*TO BE DONE*
In your copy, leave out the pictures; write out all the data exactly.

= = = = = = =

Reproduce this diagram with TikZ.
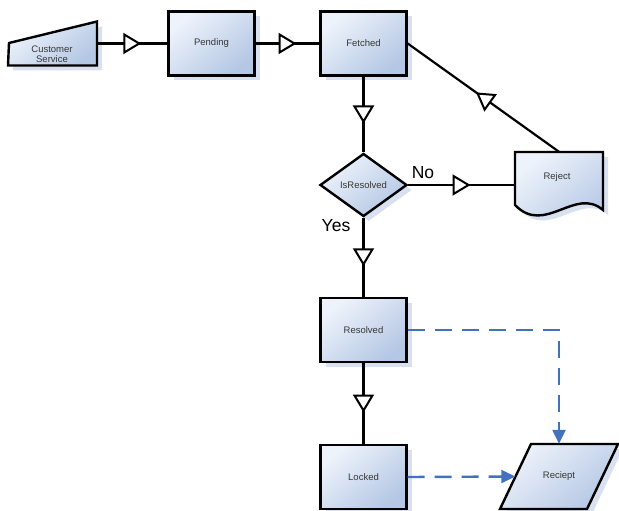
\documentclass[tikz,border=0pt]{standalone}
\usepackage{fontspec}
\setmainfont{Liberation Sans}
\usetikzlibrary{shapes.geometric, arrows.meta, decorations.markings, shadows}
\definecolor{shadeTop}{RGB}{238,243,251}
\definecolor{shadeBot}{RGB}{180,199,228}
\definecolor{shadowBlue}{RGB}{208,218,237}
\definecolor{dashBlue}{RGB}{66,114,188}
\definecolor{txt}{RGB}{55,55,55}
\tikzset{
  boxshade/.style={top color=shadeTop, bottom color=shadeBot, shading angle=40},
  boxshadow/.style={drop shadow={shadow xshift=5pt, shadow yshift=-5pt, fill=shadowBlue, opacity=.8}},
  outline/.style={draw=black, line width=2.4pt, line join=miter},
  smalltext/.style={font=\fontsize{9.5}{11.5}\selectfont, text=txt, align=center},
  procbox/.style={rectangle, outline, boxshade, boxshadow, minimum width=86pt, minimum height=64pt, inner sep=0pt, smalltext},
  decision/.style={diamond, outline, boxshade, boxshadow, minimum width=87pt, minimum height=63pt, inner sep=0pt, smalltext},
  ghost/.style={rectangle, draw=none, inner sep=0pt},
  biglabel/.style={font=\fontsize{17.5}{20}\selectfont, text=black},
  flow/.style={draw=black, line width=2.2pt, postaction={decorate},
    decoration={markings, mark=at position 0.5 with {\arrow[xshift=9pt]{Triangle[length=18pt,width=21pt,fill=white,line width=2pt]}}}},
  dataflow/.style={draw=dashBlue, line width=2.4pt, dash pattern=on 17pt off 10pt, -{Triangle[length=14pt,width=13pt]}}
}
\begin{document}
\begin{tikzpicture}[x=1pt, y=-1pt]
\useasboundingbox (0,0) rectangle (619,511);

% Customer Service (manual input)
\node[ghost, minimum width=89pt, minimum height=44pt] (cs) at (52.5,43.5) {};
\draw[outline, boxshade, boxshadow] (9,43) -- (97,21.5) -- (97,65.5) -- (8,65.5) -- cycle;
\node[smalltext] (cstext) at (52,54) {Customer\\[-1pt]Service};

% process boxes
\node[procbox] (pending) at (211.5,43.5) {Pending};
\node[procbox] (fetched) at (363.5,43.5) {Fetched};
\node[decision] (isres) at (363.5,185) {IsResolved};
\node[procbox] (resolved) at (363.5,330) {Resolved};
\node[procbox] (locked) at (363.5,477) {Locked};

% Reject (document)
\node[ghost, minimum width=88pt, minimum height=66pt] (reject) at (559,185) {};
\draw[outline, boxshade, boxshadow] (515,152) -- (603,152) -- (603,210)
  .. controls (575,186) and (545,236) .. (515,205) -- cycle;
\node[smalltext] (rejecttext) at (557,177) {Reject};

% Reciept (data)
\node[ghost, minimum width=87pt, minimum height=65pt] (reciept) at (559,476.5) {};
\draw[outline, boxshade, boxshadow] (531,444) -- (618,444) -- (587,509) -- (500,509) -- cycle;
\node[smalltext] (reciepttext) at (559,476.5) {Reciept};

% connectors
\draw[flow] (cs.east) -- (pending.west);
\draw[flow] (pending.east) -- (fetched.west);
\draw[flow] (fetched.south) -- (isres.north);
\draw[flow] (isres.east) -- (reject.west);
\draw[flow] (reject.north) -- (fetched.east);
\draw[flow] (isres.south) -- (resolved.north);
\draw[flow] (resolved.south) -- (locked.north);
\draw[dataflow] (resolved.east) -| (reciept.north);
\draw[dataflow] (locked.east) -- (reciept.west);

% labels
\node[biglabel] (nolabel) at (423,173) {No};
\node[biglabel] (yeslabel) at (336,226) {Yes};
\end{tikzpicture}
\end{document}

= = = = = = =

*TASK SOLUTION*
Reproduce this diagram with TikZ.
\documentclass[tikz,border=0pt]{standalone}
\usepackage{fontspec}
\setmainfont{Liberation Sans}
\usetikzlibrary{shapes.geometric, arrows.meta, decorations.markings, shadows}
\definecolor{shadeTop}{RGB}{238,243,251}
\definecolor{shadeBot}{RGB}{180,199,228}
\definecolor{shadowBlue}{RGB}{208,218,237}
\definecolor{dashBlue}{RGB}{66,114,188}
\definecolor{txt}{RGB}{55,55,55}
\tikzset{
  boxshade/.style={top color=shadeTop, bottom color=shadeBot, shading angle=40},
  boxshadow/.style={drop shadow={shadow xshift=5pt, shadow yshift=-5pt, fill=shadowBlue, opacity=.8}},
  outline/.style={draw=black, line width=2.4pt, line join=miter},
  smalltext/.style={font=\fontsize{9.5}{11.5}\selectfont, text=txt, align=center},
  procbox/.style={rectangle, outline, boxshade, boxshadow, minimum width=86pt, minimum height=64pt, inner sep=0pt, smalltext},
  decision/.style={diamond, outline, boxshade, boxshadow, minimum width=87pt, minimum height=63pt, inner sep=0pt, smalltext},
  ghost/.style={rectangle, draw=none, inner sep=0pt},
  biglabel/.style={font=\fontsize{17.5}{20}\selectfont, text=black},
  flow/.style={draw=black, line width=2.2pt, postaction={decorate},
    decoration={markings, mark=at position 0.5 with {\arrow[xshift=9pt]{Triangle[length=18pt,width=21pt,fill=white,line width=2pt]}}}},
  dataflow/.style={draw=dashBlue, line width=2.4pt, dash pattern=on 17pt off 10pt, -{Triangle[length=14pt,width=13pt]}}
}
\begin{document}
\begin{tikzpicture}[x=1pt, y=-1pt]
\useasboundingbox (0,0) rectangle (619,511);

% Customer Service (manual input)
\node[ghost, minimum width=89pt, minimum height=44pt] (cs) at (52.5,43.5) {};
\draw[outline, boxshade, boxshadow] (9,43) -- (97,21.5) -- (97,65.5) -- (8,65.5) -- cycle;
\node[smalltext] (cstext) at (52,54) {Customer\\[-1pt]Service};

% process boxes
\node[procbox] (pending) at (211.5,43.5) {Pending};
\node[procbox] (fetched) at (363.5,43.5) {Fetched};
\node[decision] (isres) at (363.5,185) {IsResolved};
\node[procbox] (resolved) at (363.5,330) {Resolved};
\node[procbox] (locked) at (363.5,477) {Locked};

% Reject (document)
\node[ghost, minimum width=88pt, minimum height=66pt] (reject) at (559,185) {};
\draw[outline, boxshade, boxshadow] (515,152) -- (603,152) -- (603,210)
  .. controls (575,186) and (545,236) .. (515,205) -- cycle;
\node[smalltext] (rejecttext) at (557,177) {Reject};

% Reciept (data)
\node[ghost, minimum width=87pt, minimum height=65pt] (reciept) at (559,476.5) {};
\draw[outline, boxshade, boxshadow] (531,444) -- (618,444) -- (587,509) -- (500,509) -- cycle;
\node[smalltext] (reciepttext) at (559,476.5) {Reciept};

% connectors
\draw[flow] (cs.east) -- (pending.west);
\draw[flow] (pending.east) -- (fetched.west);
\draw[flow] (fetched.south) -- (isres.north);
\draw[flow] (isres.east) -- (reject.west);
\draw[flow] (reject.north) -- (fetched.east);
\draw[flow] (isres.south) -- (resolved.north);
\draw[flow] (resolved.south) -- (locked.north);
\draw[dataflow] (resolved.east) -| (reciept.north);
\draw[dataflow] (locked.east) -- (reciept.west);

% labels
\node[biglabel] (nolabel) at (423,173) {No};
\node[biglabel] (yeslabel) at (336,226) {Yes};
\end{tikzpicture}
\end{document}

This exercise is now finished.